UKZN Welcomes First-Year Nursing Students
More than 60 students from all over South Africa have enrolled for UKZN’s Bachelor of Nursing programme this year.
The School Of Nursing and Public Health (NPH) held a week-long Orientation programme where the students were welcomed by staff who assured them they had made the correct decision in choosing UKZN to further their studies.
UKZN’s Nursing Discipline is recognised for its innovative educational programmes, state-of-the-art teaching and learning facilities, its research activities, extensive work in Africa, and international network of scholars.

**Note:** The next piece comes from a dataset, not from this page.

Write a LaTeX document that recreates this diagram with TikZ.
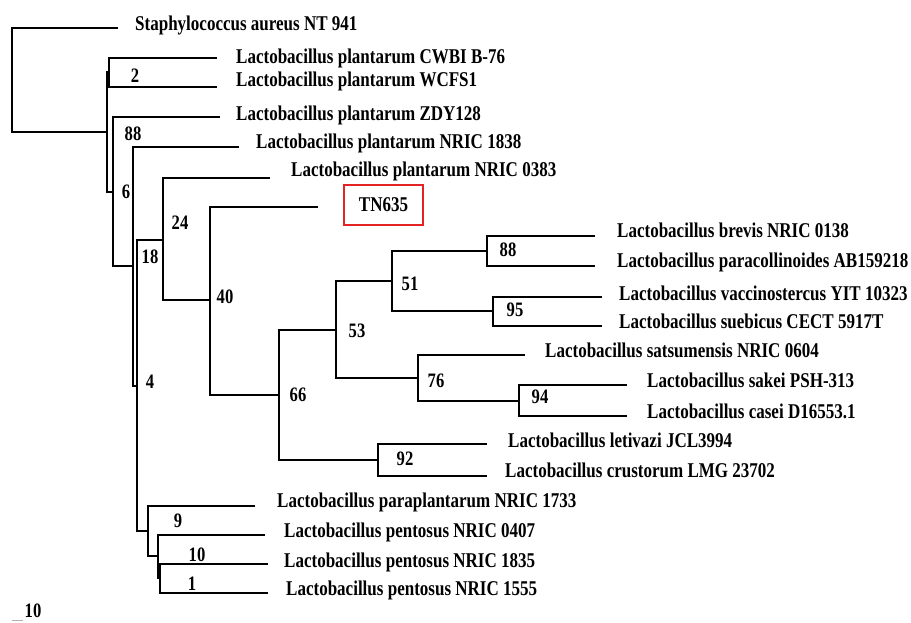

Discipline staff, Mrs Cecelia Harrington, Mrs Pretty Mbeje and Ms Edith Pakkies, said by choosing to study Nursing the students had signed up to go out and take care of people as a profession. UKZN had a mandate to ensure they graduated as exemplary healthcare professionals in four years’ time.
They encouraged the students to brace themselves for life-long learning and to remember that the very best healthcare professionals always upheld the values of the profession.
The students were taken on a campus tour by fourth-year colleagues in the programme and went through orientation at the University library as well as the Discipline’s Clinical Laboratory Orientation.
An Academic orientation and induction programme was presented by School of NPH Student Counsellor, Mrs Wuli Thaver, after the students had enjoyed mapping out their life paths and how Nursing would fit into them.
The first-year Nursing programme is directed by Professor Petra Brysiewicz who also delivered a motivational talk to the students during Orientation.
Academic Leader for Nursing, Professor Gugu Mchunu, spoke to students on the first day of Orientation, sharing personal experiences and early anxieties about being raised in a rural community in KwaZulu-Natal and then having to leave home to embark on her Nursing studies.
Mchunu said the Nursing Discipline lived up to UKZN’s motto of: Inspiring Greatness, saying students should make the most of their UKZN experience while studying hard and excelling academically.
She said UKZN was taking the profession back to its roots by cultivating graduates who upheld the values of nursing and its code of ethics.